Cover up
JIM Gordon, spotting a condom theme running through recent Diaries, recalls that back in the
late 1970s “Scotland’s favourite Sunday tabloid” came up with
a strap line to show just how on-the-ball it was. The phrase was “If
it’s going on it’s going in”. Naturally, it was too much for wags to resist, and it wasn’t long before it began
to crop up on condom vending machines.
Man of letters
ON the same subject, John Mulholland says the anecdote
about green Durex paint reminded him of the day when, as a young
boy, he opened his parents’
wardrobe and glimpsed a large box
at the back, with three letters
visible: “…rex”. “Surely they hadn’t been bulk-buying those things?”, he thought, possibly with some alarm. Upon closer inspection he found,
to his relief, that the box merely
said Pyrex.
One way of putting it
HUGH Steele reports overhearing
a man in the pub complaining about the summer TV schedules, specifically the repeats, and the trailers before every programme. “Aye”, the man said. “They’re
just milking a dead horse.”
Bridge too far?
ALISTAIR Moss says he heard
on the lunchtime radio news that
the Queen had unveiled the new Queensferry Crossing, so naturally his first reaction was to speculate about the size of the sheet that
must have been draped over the bridge.

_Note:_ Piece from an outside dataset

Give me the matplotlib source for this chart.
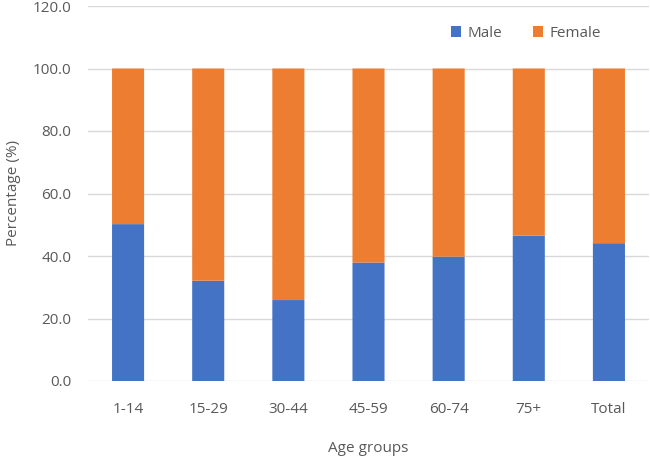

Belatedly, he realised
that what the newsreader meant
was that the Queen had “opened” the Crossing.
Religious art
FROM Deedee Cuddihy we hear
of a one-day event at Glasgow’s Gallery of Modern Art in Glasgow,
at which visitors were invited to
step into a mobile confessional and give vent to their secret thoughts about modern art (e.g. “I love Beryl Cook”; “Tracey Emin is rubbish”) to Glasgow-based artists Alison McBride and Giovanni Giacoia,
who were unseen behind a grille.
More than 60 people entered the confessional during the afternoon - and while the artists cannot, of course, reveal what was said to
them, they did let slip that one
punter declined to confess all when he discovered that neither of them was an ordained priest.
Breakfast of champions
OVER the last few years Jim Morrison and his wife June
have spent long weekends in a west end hotel in Edinburgh. At breakfast in the restaurant there is always a bottle of whisky beside the porridge. Says Jim: “I have never seen anyone using it and on our last visit asked
the chef in attendance if anyone ever did. ‘Oh aye’, he said. ‘The Japanese always use it -–they even put it
on their bacon and eggs. Perhaps
it’s an old custom in Japan’. True story.”
I get a kick out of you
THE Yellow Pages, which will
cease publication in 2019, came in handy in so many ways. Derek Blakey remembers that whenever a someone got in trouble at his work, the directory would swiftly disappear – to be shoved down the back of the trousers and thus soften the blow from the swift kick that would be delivered by the boss.